What the task requires -> Without including any images, repeat the data exactly.
──────────
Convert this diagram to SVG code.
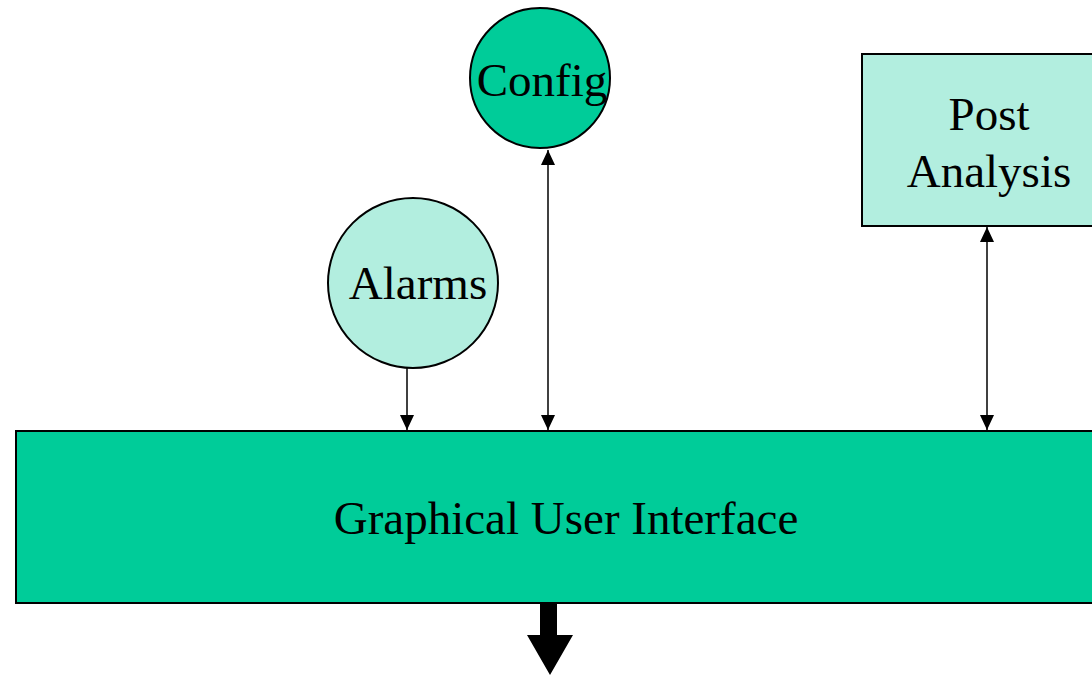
<svg xmlns="http://www.w3.org/2000/svg" width="1092" height="675" viewBox="0 0 1092 675">
  <style>
    .lbl { font-family: "Liberation Serif", "Times New Roman", serif; font-size: 47px; fill: #000; text-anchor: middle; }
    .dark { fill: #00CC99; stroke: #000; stroke-width: 2; }
    .light { fill: #B2EEDF; stroke: #000; stroke-width: 2; }
    .conn { stroke: #000; stroke-width: 1.5; fill: none; }
  </style>
  <defs>
    <marker id="tip" viewBox="0 0 15 14" refX="15" refY="7" markerWidth="15" markerHeight="14" markerUnits="userSpaceOnUse" orient="auto-start-reverse">
      <path d="M0,0 L15,7 L0,14 Z" fill="#000"/>
    </marker>
  </defs>
  <rect width="1092" height="675" fill="#fff"/>

  <g id="gui">
    <rect class="dark" x="16" y="431" width="1090" height="172"/>
    <text class="lbl" x="566" y="534">Graphical User Interface</text>
  </g>

  <g id="config">
    <circle class="dark" cx="540" cy="78" r="70"/>
    <text class="lbl" x="542" y="96">Config</text>
  </g>

  <g id="alarms">
    <circle class="light" cx="413" cy="283" r="85"/>
    <text class="lbl" x="418" y="299">Alarms</text>
  </g>

  <g id="post-analysis">
    <rect class="light" x="862" y="54" width="240" height="172"/>
    <text class="lbl" x="989" y="130">Post</text>
    <text class="lbl" x="989" y="187">Analysis</text>
  </g>

  <g id="connectors">
    <line class="conn" x1="407" y1="368" x2="407" y2="430" marker-end="url(#tip)"/>
    <line class="conn" x1="548" y1="150" x2="548" y2="430" marker-start="url(#tip)" marker-end="url(#tip)"/>
    <line class="conn" x1="987" y1="227" x2="987" y2="430" marker-start="url(#tip)" marker-end="url(#tip)"/>
    <path d="M540,604 L557,604 L557,635 L573,635 L550,675 L527,635 L540,635 Z" fill="#000"/>
  </g>
</svg>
──────────
Answer for the task ->
Convert this diagram to SVG code.
<svg xmlns="http://www.w3.org/2000/svg" width="1092" height="675" viewBox="0 0 1092 675">
  <style>
    .lbl { font-family: "Liberation Serif", "Times New Roman", serif; font-size: 47px; fill: #000; text-anchor: middle; }
    .dark { fill: #00CC99; stroke: #000; stroke-width: 2; }
    .light { fill: #B2EEDF; stroke: #000; stroke-width: 2; }
    .conn { stroke: #000; stroke-width: 1.5; fill: none; }
  </style>
  <defs>
    <marker id="tip" viewBox="0 0 15 14" refX="15" refY="7" markerWidth="15" markerHeight="14" markerUnits="userSpaceOnUse" orient="auto-start-reverse">
      <path d="M0,0 L15,7 L0,14 Z" fill="#000"/>
    </marker>
  </defs>
  <rect width="1092" height="675" fill="#fff"/>

  <g id="gui">
    <rect class="dark" x="16" y="431" width="1090" height="172"/>
    <text class="lbl" x="566" y="534">Graphical User Interface</text>
  </g>

  <g id="config">
    <circle class="dark" cx="540" cy="78" r="70"/>
    <text class="lbl" x="542" y="96">Config</text>
  </g>

  <g id="alarms">
    <circle class="light" cx="413" cy="283" r="85"/>
    <text class="lbl" x="418" y="299">Alarms</text>
  </g>

  <g id="post-analysis">
    <rect class="light" x="862" y="54" width="240" height="172"/>
    <text class="lbl" x="989" y="130">Post</text>
    <text class="lbl" x="989" y="187">Analysis</text>
  </g>

  <g id="connectors">
    <line class="conn" x1="407" y1="368" x2="407" y2="430" marker-end="url(#tip)"/>
    <line class="conn" x1="548" y1="150" x2="548" y2="430" marker-start="url(#tip)" marker-end="url(#tip)"/>
    <line class="conn" x1="987" y1="227" x2="987" y2="430" marker-start="url(#tip)" marker-end="url(#tip)"/>
    <path d="M540,604 L557,604 L557,635 L573,635 L550,675 L527,635 L540,635 Z" fill="#000"/>
  </g>
</svg>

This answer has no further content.